Retype the listing below line for line, but only from the line with "Clone this chart in seaborn and matplotlib." down to the line with "import pandas as pd", inclusive. Pictures stay out.

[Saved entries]
★ ★ ★ ★ ★ ★ ★

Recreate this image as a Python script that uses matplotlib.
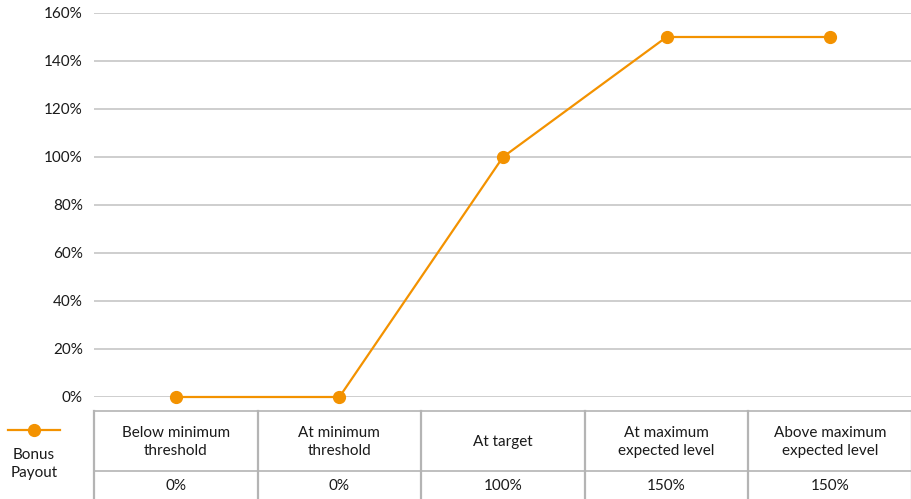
import matplotlib
matplotlib.use("Agg")
import matplotlib.pyplot as plt
from matplotlib.lines import Line2D
from matplotlib.ticker import FuncFormatter

plt.rcParams['font.family'] = ['Lato', 'DejaVu Sans']

categories = ["Below minimum\nthreshold", "At minimum\nthreshold", "At target",
              "At maximum\nexpected level", "Above maximum\nexpected level"]
payout = [0, 0, 100, 150, 150]
payout_labels = ["0%", "0%", "100%", "150%", "150%"]
yticks = [0, 20, 40, 60, 80, 100, 120, 140, 160]
series_name = "Bonus\nPayout"

W, H = 912, 499
fig = plt.figure(figsize=(W / 100, H / 100), dpi=100)

ORANGE = "#F39200"
GRID = "#c6c6c6"
TABLE = "#b4b4b4"
TXT = "#1a1a1a"
FS = 11

left = 94 / W
right = 1.0
ax_top = 13
ax_bot = 397
ax = fig.add_axes([left, 1 - ax_bot / H, right - left, (ax_bot - ax_top) / H])
x = [i + 0.5 for i in range(len(categories))]
ax.plot(x, payout, color=ORANGE, lw=1.6, marker="o", ms=8.5, zorder=3, clip_on=False)
ax.set_xlim(0, len(categories))
ax.set_ylim(0, 160)
ax.set_yticks(yticks)
ax.yaxis.set_major_formatter(FuncFormatter(lambda v, p: f"{v:.0f}%"))
ax.tick_params(axis="y", length=0, pad=8, labelsize=FS, labelcolor=TXT)
ax.set_xticks([])
for s in ax.spines.values():
    s.set_visible(False)
ax.grid(axis="y", color=GRID, lw=1.2)
ax.set_axisbelow(True)

# table
t_top, t_mid, t_bot = 411, 471, 499
tax = fig.add_axes([left, 0, right - left, (H - t_top) / H])
tax.set_xlim(0, len(categories))
tax.set_ylim(H - t_top, 0)  # pixel-like coords, 0 at top
tax.axis("off")
mid = t_mid - t_top
total = H - t_top
tax.plot([0, len(categories)], [0, 0], color=TABLE, lw=1.2, clip_on=False)
tax.plot([0, len(categories)], [mid, mid], color=TABLE, lw=1.2, clip_on=False)
for i in range(len(categories) + 1):
    tax.plot([i, i], [0, total], color=TABLE, lw=1.6, clip_on=False)
for i, (c, v) in enumerate(zip(categories, payout_labels)):
    tax.text(i + 0.5, mid / 2 + 1, c, ha="center", va="center", fontsize=FS,
             color=TXT, linespacing=1.45)
    tax.text(i + 0.5, (mid + total) / 2 + 1, v, ha="center", va="center",
             fontsize=FS, color=TXT)

# legend
fig.add_artist(Line2D([8 / W, 60 / W], [1 - 430 / H, 1 - 430 / H], color=ORANGE, lw=1.6,
                      transform=fig.transFigure))
fig.add_artist(Line2D([34 / W], [1 - 430 / H], color=ORANGE, marker="o", ms=8.5,
                      transform=fig.transFigure))
fig.text(34 / W, 1 - 464 / H, series_name, ha="center", va="center", fontsize=FS,
         color=TXT, linespacing=1.3)

fig.savefig("out.png", dpi=100)
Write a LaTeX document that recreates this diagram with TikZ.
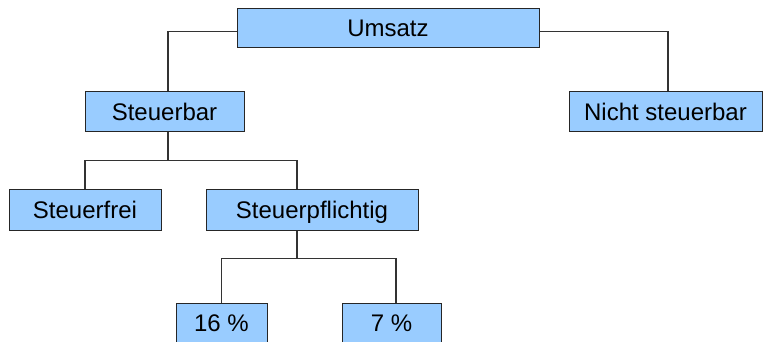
\documentclass[tikz,border=0pt]{standalone}
\usepackage{fontspec}
\setmainfont{Liberation Sans}
\usepackage{tikz}
\definecolor{boxblue}{RGB}{153,204,255}
\definecolor{linegray}{RGB}{51,51,51}
\tikzset{
  box/.style={draw=black!85,line width=1pt,fill=boxblue,inner sep=0pt,
    minimum height=40,text height=17pt,text depth=0pt,
    font=\fontsize{24}{28}\selectfont},
  link/.style={draw=linegray,line width=1.2pt}
}
\begin{document}
\begin{tikzpicture}[x=1pt,y=-1pt]
\useasboundingbox (0,0) rectangle (763,342);
\node [box,minimum width=302,minimum height=39] (umsatz) at (388,28.5) {Umsatz};
\node [box,minimum width=159] (steuerbar) at (164.5,112) {Steuerbar};
\node [box,minimum width=193] (nichtsteuerbar) at (665.5,112) {Nicht steuerbar};
\node [box,minimum width=152,minimum height=41] (steuerfrei) at (85,209.5) {Steuerfrei};
\node [box,minimum width=212,minimum height=41] (steuerpflichtig) at (312,209.5) {Steuerpflichtig};
\node [box,minimum width=91] (satzvoll) at (221.5,323) {16 \%};
\node [box,minimum width=99] (satzerm) at (391.5,323) {7 \%};
\draw [link] ([yshift=-3]umsatz.west) -| ([xshift=3.5]steuerbar.north);
\draw [link] ([yshift=-3]umsatz.east) -| ([xshift=2.5]nichtsteuerbar.north);
\draw [link] ([xshift=3.5]steuerbar.south) -- ++(0,28) coordinate (gabel1);
\draw [link] (steuerfrei.north) |- (gabel1) -| ([xshift=-15]steuerpflichtig.north);
\draw [link] ([xshift=-15]steuerpflichtig.south) -- ++(0,28) coordinate (gabel2);
\draw [link] (satzvoll.north) |- (gabel2) -| ([xshift=4.5]satzerm.north);
\end{tikzpicture}
\end{document}
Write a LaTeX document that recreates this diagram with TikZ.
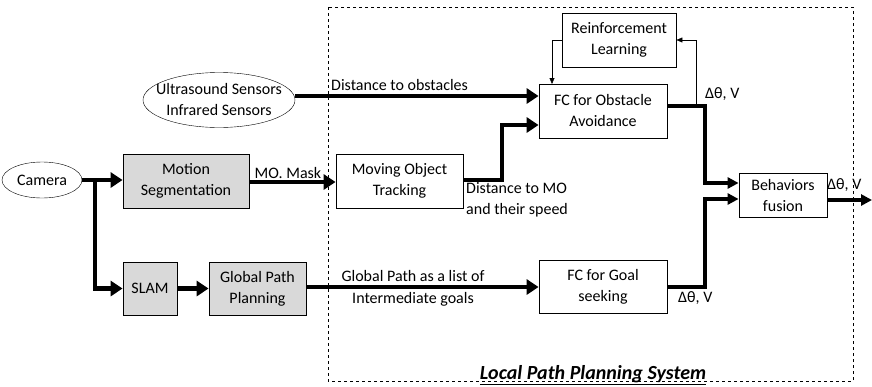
\documentclass[tikz,border=0pt]{standalone}
\usepackage{fontspec}
\setmainfont{Carlito}
\usetikzlibrary{arrows.meta,shapes.geometric}
\begin{document}
\begin{tikzpicture}[x=1pt,y=-1pt,
  font=\fontsize{16}{21}\selectfont,
  blockw/.style={draw,thick,fill=white,align=center,inner sep=0pt},
  blockg/.style={blockw,fill=black!15},
  oval/.style={draw,thin,ellipse,align=center,inner sep=0pt},
  flow/.style={line width=4.5pt,-{Triangle[length=12pt,width=15pt]}},
  flowr/.style={line width=4.5pt,-{Triangle[length=11pt,width=11pt]}},
  feed/.style={thin,-{Triangle[length=6pt,width=5pt]}},
  lbl/.style={inner sep=1pt}
]
\useasboundingbox (0,0) rectangle (872,386);

% system frame
\draw[dashed,thin] (328,7) rectangle (853,381);
\node[anchor=base,font=\fontsize{20}{22}\selectfont\bfseries\itshape] (title) at (593,379)
  {\underline{Local Path Planning System}};

% inputs (the sensor text is wider than its oval, so it is set on top)
\node[oval,minimum width=152pt,minimum height=55pt] (us) at (219,100) {};
\node[align=center,inner sep=0pt] (ustext) at (us.center)
  {Ultrasound Sensors\\Infrared Sensors};
\node[oval,minimum width=80pt,minimum height=36pt] (cam) at (42,180) {Camera};

% blocks
\node[blockg,minimum width=126pt,minimum height=54pt] (ms) at (186,181)
  {Motion\\Segmentation};
\node[blockg,minimum width=54pt,minimum height=53pt] (slam) at (150,288.5) {SLAM};
\node[blockg,minimum width=97pt,minimum height=53pt] (gpp) at (257.5,288.5)
  {Global Path\\Planning};
\node[blockw,minimum width=127pt,minimum height=54pt] (mot) at (399.5,181)
  {Moving Object\\Tracking};
\node[blockw,minimum width=114pt,minimum height=54pt] (rl) at (619,40)
  {Reinforcement\\Learning};
\node[blockw,minimum width=128pt,minimum height=54pt] (fco) at (603,111)
  {FC for Obstacle\\Avoidance};
\node[blockw,minimum width=128pt,minimum height=53pt] (fcg) at (603,286.5)
  {FC for Goal\\seeking};
\node[blockw,minimum width=88pt,minimum height=44pt] (bf) at (783,195)
  {Behaviors\\fusion};

% routing points
\coordinate (split) at (95,180);
\coordinate (out) at (872,200);

% camera branches
\draw[line width=4.5pt] (cam.east) -- (split);
\draw[flow] (split) -- (ms.west |- split);
\draw[flow] (split) |- (slam.west);
\draw[flow] (slam.east) -- (gpp.west);

% sensor and tracking flows
\draw[flow] (us.east |- 0,96) -- (fco.west |- 0,96);
\node[lbl,anchor=south west] (lobs) at (330,92) {Distance to obstacles};
\draw[flow] (ms.east |- 0,182) -- (mot.west |- 0,182)
  node[lbl,pos=0,anchor=south west,xshift=2pt] (lmask) {MO. Mask};
\draw[flow] (mot.east |- 0,180) -- (502,180) |- (fco.west |- 0,125);
\node[lbl,anchor=north west,align=left] (lmo) at (465,181)
  {Distance to MO\\and their speed};
\draw[flow] (gpp.east |- 0,287) -- (fcg.west |- 0,287);
\node[lbl,anchor=south] (lgp1) at (413,283) {Global Path as a list of};
\node[lbl,anchor=north] (lgp2) at (413,291) {Intermediate goals};

% reinforcement learning loop
\draw[feed] (696,106) |- (rl.east);
\draw[feed] (rl.west) -| (552,84);

% to fusion
\draw[flowr] (fco.east |- 0,106) -| (705,183) -- (bf.west |- 0,183);
\node[lbl,anchor=south west] (ldo) at (704,102) {Δθ, V};
\draw[flowr] (fcg.east |- 0,287) -| (705,199) -- (bf.west |- 0,199);
\node[lbl,anchor=north west] (ldg) at (677,290) {Δθ, V};
\draw[flowr] (bf.east |- out) -- (out);
\node[lbl,anchor=south west] (ldb) at (826,193) {Δθ, V};
\end{tikzpicture}
\end{document}
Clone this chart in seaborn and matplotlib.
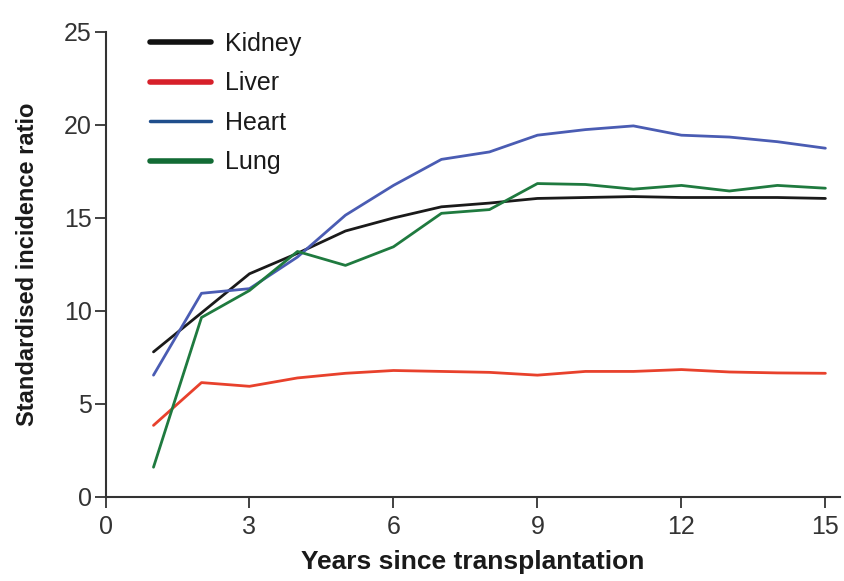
import matplotlib
matplotlib.use("Agg")
import matplotlib.pyplot as plt
from matplotlib import font_manager
from matplotlib.lines import Line2D
import seaborn as sns
import pandas as pd

years = [1, 2, 3, 4, 5, 6, 7, 8, 9, 10, 11, 12, 13, 14, 15]
kidney = [7.8, 9.9, 12.0, 13.1, 14.3, 15.0, 15.6, 15.8, 16.05, 16.1, 16.15, 16.1, 16.1, 16.1, 16.05]
liver = [3.85, 6.15, 5.95, 6.4, 6.65, 6.8, 6.75, 6.7, 6.55, 6.75, 6.75, 6.85, 6.72, 6.67, 6.65]
heart = [6.55, 10.95, 11.2, 12.9, 15.15, 16.75, 18.15, 18.55, 19.45, 19.75, 19.95, 19.45, 19.35, 19.1, 18.75]
lung = [1.6, 9.65, 11.1, 13.2, 12.45, 13.45, 15.25, 15.45, 16.85, 16.8, 16.55, 16.75, 16.45, 16.75, 16.6]
series_names = ["Kidney", "Liver", "Heart", "Lung"]
colors = ["#1a1a1a", "#e8412c", "#4a5cb3", "#1f7a3f"]
legend_colors = ["#111111", "#d7202a", "#1f4e8c", "#126b35"]
x_ticks = [0, 3, 6, 9, 12, 15]
y_ticks = [0, 5, 10, 15, 20, 25]

sns.set_theme(style="white")
avail = {f.name for f in font_manager.fontManager.ttflist}
fam = "Liberation Sans Narrow" if "Liberation Sans Narrow" in avail else "Liberation Sans"
plt.rcParams["font.family"] = [fam, "DejaVu Sans"]

rows = []
for name, vals in zip(series_names, [kidney, liver, heart, lung]):
    for x, v in zip(years, vals):
        rows.append({"Years": x, "SIR": v, "Organ": name})
df = pd.DataFrame(rows)

fig = plt.figure(figsize=(8.44, 5.81), dpi=100)
ax = fig.add_axes([0.125, 0.1446, 0.87, 0.8004])
sns.lineplot(data=df, x="Years", y="SIR", hue="Organ", hue_order=series_names,
             palette=dict(zip(series_names, colors)), linewidth=2.0, ax=ax,
             legend=False, estimator=None)

ax.set_xlim(0, 15.3)
ax.set_ylim(0, 25)
ax.set_xticks(x_ticks)
ax.set_yticks(y_ticks)
ax.set_xticklabels([str(t) for t in x_ticks])
ax.set_yticklabels([str(t) for t in y_ticks])
for s in ["top", "right"]:
    ax.spines[s].set_visible(False)
for s in ["left", "bottom"]:
    ax.spines[s].set_color("#333333")
    ax.spines[s].set_linewidth(1.5)
ax.tick_params(axis="both", which="major", direction="out", length=8, width=1.3,
               color="#333333", labelsize=18, labelcolor="#333333", pad=2,
               left=True, bottom=True)
ax.tick_params(axis="x", pad=5)

ax.set_xlabel("Years since transplantation", fontsize=19, fontweight="bold",
              color="#1a1a1a", labelpad=8)
ax.set_ylabel("Standardised incidence ratio", fontsize=17, fontweight="bold",
              color="#1a1a1a", labelpad=18)

handles = [Line2D([0], [0], color=c, lw=lw) for c, lw in zip(legend_colors, [4, 4, 2.5, 4])]
leg = ax.legend(handles, series_names, loc="upper left", bbox_to_anchor=(0.06, 1.0),
                frameon=False, fontsize=18, handlelength=2.45, handletextpad=0.55,
                labelspacing=0.62, borderpad=0, borderaxespad=0)
for t in leg.get_texts():
    t.set_color("#1a1a1a")

fig.savefig("out.png", dpi=100)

★ ★ ★ ★ ★ ★ ★

**ANSWER TO THIS TASK:**
Clone this chart in seaborn and matplotlib.
import matplotlib
matplotlib.use("Agg")
import matplotlib.pyplot as plt
from matplotlib import font_manager
from matplotlib.lines import Line2D
import seaborn as sns
import pandas as pd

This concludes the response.